Insgesamt werden derzeit jedenfalls für Pensionsleistungen rund 38 Milliarden Euro ausgegeben (mehr als zwölf Prozent des BIP), während es für Familien inklusive Kindergärten knapp zehn Milliarden sind. Dabei ist durch Ländervergleiche belegt, dass es der Generationenkoeffizient ist, also das Verhältnis der Ausgaben für Familien, Jugend und Bildung gegenüber jenen für Pensionen, der sich auch auf die Realisierung der Kinderwünsche auswirkt. Deshalb sollte eine zukunftsorientierte Politik vor allem auch eine nachhaltige Erhöhung der Geburtenrate im Auge haben, da diese sowohl die Altersstruktur als auch die Bevölkerungsentwicklung positiv beeinflussen würde.

Einen wichtigen Anstoß zur Generationengerechtigkeit hat etwa das deutsche Bundesverfassungsgericht schon im Jahr 2001 mit einer Entscheidung zur Pflegeversicherung gegeben, als es feststellte, dass die Doppelbelastung von Eltern mit dem Aufziehen von Kindern und ihrer gleichzeitigen Beitragsleistung bei der Rentenversicherung zu berücksichtigen wäre. Der daraus folgende Schluss, die Anrechnung der Kindererziehungszeiten für die Pension aufzuwerten, wurde zwar auch in Österreich mit ihrer teilweisen Geltung als Beitragszeiten gemacht, dies aber in einem immer noch viel zu geringem Ausmaß, das auch erst im Ruhestand spürbar wird und erst wieder die nächste Generation, das heißt die Kinder der heutigen Eltern belastet. Zuschüsse zu den Pensionsbeiträgen als Lastenausgleich gegenüber den Kinderlosen würden sich dagegen schon unmittelbar auswirken. Vor allem aber sollten die Familien, die mit ihren Kindern und außerdem als Steuer- und Beitragszahler mehrfach zur Finanzierung des Staates beitragen, steuerlich angemessen entlastet werden.

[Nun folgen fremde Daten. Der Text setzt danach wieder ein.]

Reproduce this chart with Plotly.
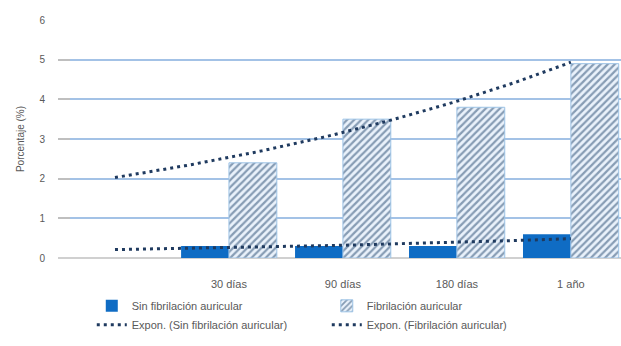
import numpy as np
import plotly.graph_objects as go

# Periods of follow-up (first slot is an empty lead-in category)
categories = ["", "30 días", "90 días", "180 días", "1 año"]
periods = ["30 días", "90 días", "180 días", "1 año"]
sin_fa = [0.3, 0.3, 0.3, 0.6]
con_fa = [2.4, 3.5, 3.8, 4.9]

x_pos = np.arange(1, len(periods) + 1)

def expon_trend(values, x_from=0.0, x_to=4.0, n=60):
    # least-squares fit of ln(y) = ln(a) + b*x, extended one period backwards
    b, ln_a = np.polyfit(x_pos, np.log(values), 1)
    xs = np.linspace(x_from, x_to, n)
    return xs, np.exp(ln_a) * np.exp(b * xs)

GRAY = "#595959"
FONT = "Liberation Sans, Arial, sans-serif"
BLUE = "#0f6cc4"
NAVY = "#1f3a5f"

fig = go.Figure()
fig.add_trace(go.Bar(
    x=x_pos, y=sin_fa, name="Sin fibrilación auricular",
    marker=dict(color=BLUE, line=dict(width=0)),
))
fig.add_trace(go.Bar(
    x=x_pos, y=con_fa, name="Fibrilación auricular",
    marker=dict(color="#eaf2fb", line=dict(color="#9dc3e6", width=1),
                pattern=dict(shape="/", fgcolor="#24476d", bgcolor="#eaf2fb",
                             size=5, solidity=0.45)),
))

xs, ys = expon_trend(sin_fa)
fig.add_trace(go.Scatter(
    x=xs, y=ys, mode="lines", name="Expon. (Sin fibrilación auricular)",
    line=dict(color=NAVY, width=3, dash="3px,4px"),
))
xs, ys = expon_trend(con_fa)
fig.add_trace(go.Scatter(
    x=xs, y=ys, mode="lines", name="Expon. (Fibrilación auricular)",
    line=dict(color=NAVY, width=3, dash="3px,4px"),
))

fig.update_layout(
    width=621, height=346,
    margin=dict(l=58, r=0, t=20, b=88),
    paper_bgcolor="white", plot_bgcolor="white",
    font=dict(family=FONT, color=GRAY, size=11),
    barmode="group", bargap=0.16, bargroupgap=0,
    showlegend=True,
    legend=dict(
        orientation="h", x=0.06, xanchor="left", y=-0.14, yanchor="top",
        entrywidth=190, entrywidthmode="pixels",
        font=dict(family=FONT, color=GRAY, size=11),
        itemwidth=30, traceorder="normal", tracegroupgap=0,
    ),
)
fig.update_xaxes(
    range=[-0.5, 4.44], tickmode="array",
    tickvals=list(range(len(categories))), ticktext=categories,
    showgrid=False, zeroline=False, showline=False, ticks="",
    ticklabelstandoff=18, tickfont=dict(size=11, color=GRAY),
)
fig.update_yaxes(
    range=[0, 6], dtick=1, showgrid=True, gridcolor="#a3c2e6", gridwidth=1.5,
    zeroline=True, zerolinecolor="#d0d0d0", zerolinewidth=1.5,
    ticks="inside", ticklen=12, tickcolor="#bfbfbf", tickwidth=1.5,
    ticklabelstandoff=12, tickfont=dict(size=10, color=GRAY),
    title=dict(text="Porcentaje (%)", font=dict(size=10, color=GRAY), standoff=12),
)

fig.write_html("out.html")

In jedem Fall ist klar, dass der demographische Wandel nur dann zu bewältigen ist, wenn die ältere Generation länger im Erwerbsleben bleibt und das Potenzial an Beschäftigung und damit an Beiträgen gesteigert werden kann. Schließlich fehlen schon heute in vielen Bereichen die Fachkräfte, weshalb für ältere Beschäftigte viel mehr in Gesundheitsmaßnahmen, Weiterbildung und altersgerechte Arbeitsplätze zu investieren wäre, anstatt zu hohen Kosten für die Allgemeinheit die Frühpension zu subventionieren. Generell gilt: Die längere Lebenszeit ist für alle Seiten zu nutzen, denn ältere Beschäftigte haben fachliches Know how und wollen in vielen Fällen ja weiterarbeiten.

Längere Erwerbsperspektive

Gleichzeitig könnte für die jüngere Generation die intensive Stressphase, wenn Ausbildung, Karriereaufbau, Partnersuche und Familiengründung zeitlich zusammenfallen, durch abgesicherte Auszeiten, Weiterbildung und eine längere Erwerbsperspektive etwas entspannt werden. Dies gilt vor allem für Eltern bzw. Mütter, deren Wiedereinstieg ins Arbeitsleben nach der Elternkarenz zu erleichtern ist. Auch das Schulsystem und die Lehre müssten insofern zukunftstauglich gestaltet werden, dass mehr Junge früher eine Beschäftigung finden. Und schließlich sollten auch Migranten mit den gewünschten Qualifikationen gezielt angesprochen oder ausgebildet werden. Die dafür notwendige Generationenpolitik ist jedenfalls eine Querschnittsmaterie, die nicht „Jung gegen Alt“ thematisiert, sondern einen neuen Generationenvertrag zum Ergebnis haben muss, der in Fähigkeiten und Chancen von Jungen wie Älteren investiert und damit die Handlungsspielräume künftiger Generationen zum Maßstab heutiger Entscheidungen macht.